— begin —

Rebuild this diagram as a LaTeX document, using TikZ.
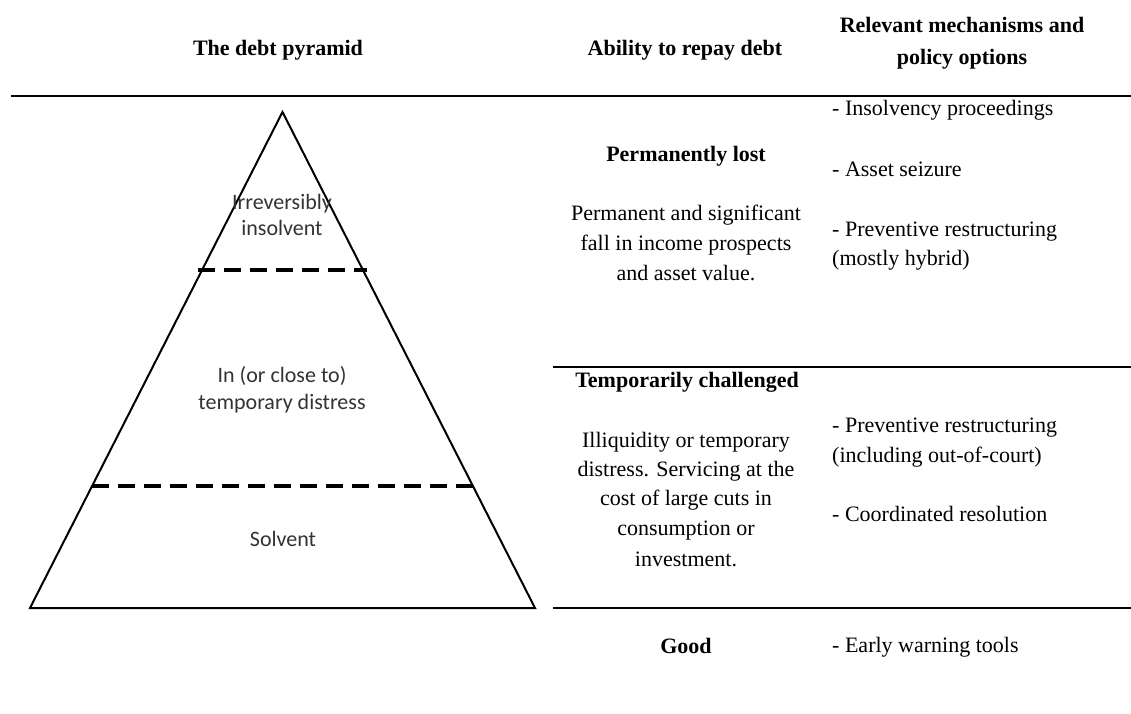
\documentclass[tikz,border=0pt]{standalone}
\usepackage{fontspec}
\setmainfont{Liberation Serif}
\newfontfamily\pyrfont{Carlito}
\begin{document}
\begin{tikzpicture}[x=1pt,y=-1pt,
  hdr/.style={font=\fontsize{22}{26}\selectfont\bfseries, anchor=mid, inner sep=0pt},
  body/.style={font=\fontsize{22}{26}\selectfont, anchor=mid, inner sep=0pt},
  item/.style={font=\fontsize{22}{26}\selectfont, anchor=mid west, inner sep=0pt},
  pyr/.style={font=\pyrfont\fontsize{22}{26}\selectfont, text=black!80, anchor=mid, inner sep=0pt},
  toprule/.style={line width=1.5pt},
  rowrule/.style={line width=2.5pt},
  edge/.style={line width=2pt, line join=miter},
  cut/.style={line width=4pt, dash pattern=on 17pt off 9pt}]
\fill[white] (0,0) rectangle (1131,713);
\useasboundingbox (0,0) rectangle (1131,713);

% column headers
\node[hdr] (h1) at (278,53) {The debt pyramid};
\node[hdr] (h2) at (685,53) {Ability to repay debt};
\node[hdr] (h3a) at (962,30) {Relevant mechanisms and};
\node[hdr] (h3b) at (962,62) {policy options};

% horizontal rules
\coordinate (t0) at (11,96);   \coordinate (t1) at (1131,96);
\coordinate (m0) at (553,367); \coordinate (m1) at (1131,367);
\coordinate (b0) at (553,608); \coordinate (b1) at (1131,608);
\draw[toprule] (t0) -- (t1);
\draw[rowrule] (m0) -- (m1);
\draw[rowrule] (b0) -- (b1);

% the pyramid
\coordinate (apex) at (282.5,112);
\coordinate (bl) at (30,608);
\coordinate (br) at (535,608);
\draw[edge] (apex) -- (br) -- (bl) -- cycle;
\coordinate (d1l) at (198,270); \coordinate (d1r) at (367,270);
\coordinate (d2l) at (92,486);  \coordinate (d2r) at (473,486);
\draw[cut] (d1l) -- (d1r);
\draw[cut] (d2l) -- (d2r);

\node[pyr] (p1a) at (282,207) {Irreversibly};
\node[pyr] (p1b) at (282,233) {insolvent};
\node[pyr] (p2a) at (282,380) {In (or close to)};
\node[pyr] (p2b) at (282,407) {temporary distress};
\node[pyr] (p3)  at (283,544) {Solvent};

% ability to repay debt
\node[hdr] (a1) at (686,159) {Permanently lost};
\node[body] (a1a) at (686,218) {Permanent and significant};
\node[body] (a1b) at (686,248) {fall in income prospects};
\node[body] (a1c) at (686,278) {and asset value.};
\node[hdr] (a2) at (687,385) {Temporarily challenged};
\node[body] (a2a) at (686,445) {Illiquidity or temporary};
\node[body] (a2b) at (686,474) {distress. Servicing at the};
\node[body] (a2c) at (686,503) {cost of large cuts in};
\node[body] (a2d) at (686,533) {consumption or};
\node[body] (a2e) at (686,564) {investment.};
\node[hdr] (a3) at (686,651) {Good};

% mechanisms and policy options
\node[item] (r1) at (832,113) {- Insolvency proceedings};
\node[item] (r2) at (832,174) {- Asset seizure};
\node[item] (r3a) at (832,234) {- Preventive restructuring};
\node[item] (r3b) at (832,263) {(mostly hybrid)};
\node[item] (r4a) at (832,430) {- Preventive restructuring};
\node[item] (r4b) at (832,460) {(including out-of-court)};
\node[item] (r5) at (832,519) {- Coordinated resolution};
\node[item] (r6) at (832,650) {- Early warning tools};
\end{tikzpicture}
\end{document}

— end —

Work instructions.
Quote the material word for word, dropping any images it holds.

Correct answer.
Rebuild this diagram as a LaTeX document, using TikZ.
\documentclass[tikz,border=0pt]{standalone}
\usepackage{fontspec}
\setmainfont{Liberation Serif}
\newfontfamily\pyrfont{Carlito}
\begin{document}
\begin{tikzpicture}[x=1pt,y=-1pt,
  hdr/.style={font=\fontsize{22}{26}\selectfont\bfseries, anchor=mid, inner sep=0pt},
  body/.style={font=\fontsize{22}{26}\selectfont, anchor=mid, inner sep=0pt},
  item/.style={font=\fontsize{22}{26}\selectfont, anchor=mid west, inner sep=0pt},
  pyr/.style={font=\pyrfont\fontsize{22}{26}\selectfont, text=black!80, anchor=mid, inner sep=0pt},
  toprule/.style={line width=1.5pt},
  rowrule/.style={line width=2.5pt},
  edge/.style={line width=2pt, line join=miter},
  cut/.style={line width=4pt, dash pattern=on 17pt off 9pt}]
\fill[white] (0,0) rectangle (1131,713);
\useasboundingbox (0,0) rectangle (1131,713);

% column headers
\node[hdr] (h1) at (278,53) {The debt pyramid};
\node[hdr] (h2) at (685,53) {Ability to repay debt};
\node[hdr] (h3a) at (962,30) {Relevant mechanisms and};
\node[hdr] (h3b) at (962,62) {policy options};

% horizontal rules
\coordinate (t0) at (11,96);   \coordinate (t1) at (1131,96);
\coordinate (m0) at (553,367); \coordinate (m1) at (1131,367);
\coordinate (b0) at (553,608); \coordinate (b1) at (1131,608);
\draw[toprule] (t0) -- (t1);
\draw[rowrule] (m0) -- (m1);
\draw[rowrule] (b0) -- (b1);

% the pyramid
\coordinate (apex) at (282.5,112);
\coordinate (bl) at (30,608);
\coordinate (br) at (535,608);
\draw[edge] (apex) -- (br) -- (bl) -- cycle;
\coordinate (d1l) at (198,270); \coordinate (d1r) at (367,270);
\coordinate (d2l) at (92,486);  \coordinate (d2r) at (473,486);
\draw[cut] (d1l) -- (d1r);
\draw[cut] (d2l) -- (d2r);

\node[pyr] (p1a) at (282,207) {Irreversibly};
\node[pyr] (p1b) at (282,233) {insolvent};
\node[pyr] (p2a) at (282,380) {In (or close to)};
\node[pyr] (p2b) at (282,407) {temporary distress};
\node[pyr] (p3)  at (283,544) {Solvent};

% ability to repay debt
\node[hdr] (a1) at (686,159) {Permanently lost};
\node[body] (a1a) at (686,218) {Permanent and significant};
\node[body] (a1b) at (686,248) {fall in income prospects};
\node[body] (a1c) at (686,278) {and asset value.};
\node[hdr] (a2) at (687,385) {Temporarily challenged};
\node[body] (a2a) at (686,445) {Illiquidity or temporary};
\node[body] (a2b) at (686,474) {distress. Servicing at the};
\node[body] (a2c) at (686,503) {cost of large cuts in};
\node[body] (a2d) at (686,533) {consumption or};
\node[body] (a2e) at (686,564) {investment.};
\node[hdr] (a3) at (686,651) {Good};

% mechanisms and policy options
\node[item] (r1) at (832,113) {- Insolvency proceedings};
\node[item] (r2) at (832,174) {- Asset seizure};
\node[item] (r3a) at (832,234) {- Preventive restructuring};
\node[item] (r3b) at (832,263) {(mostly hybrid)};
\node[item] (r4a) at (832,430) {- Preventive restructuring};
\node[item] (r4b) at (832,460) {(including out-of-court)};
\node[item] (r5) at (832,519) {- Coordinated resolution};
\node[item] (r6) at (832,650) {- Early warning tools};
\end{tikzpicture}
\end{document}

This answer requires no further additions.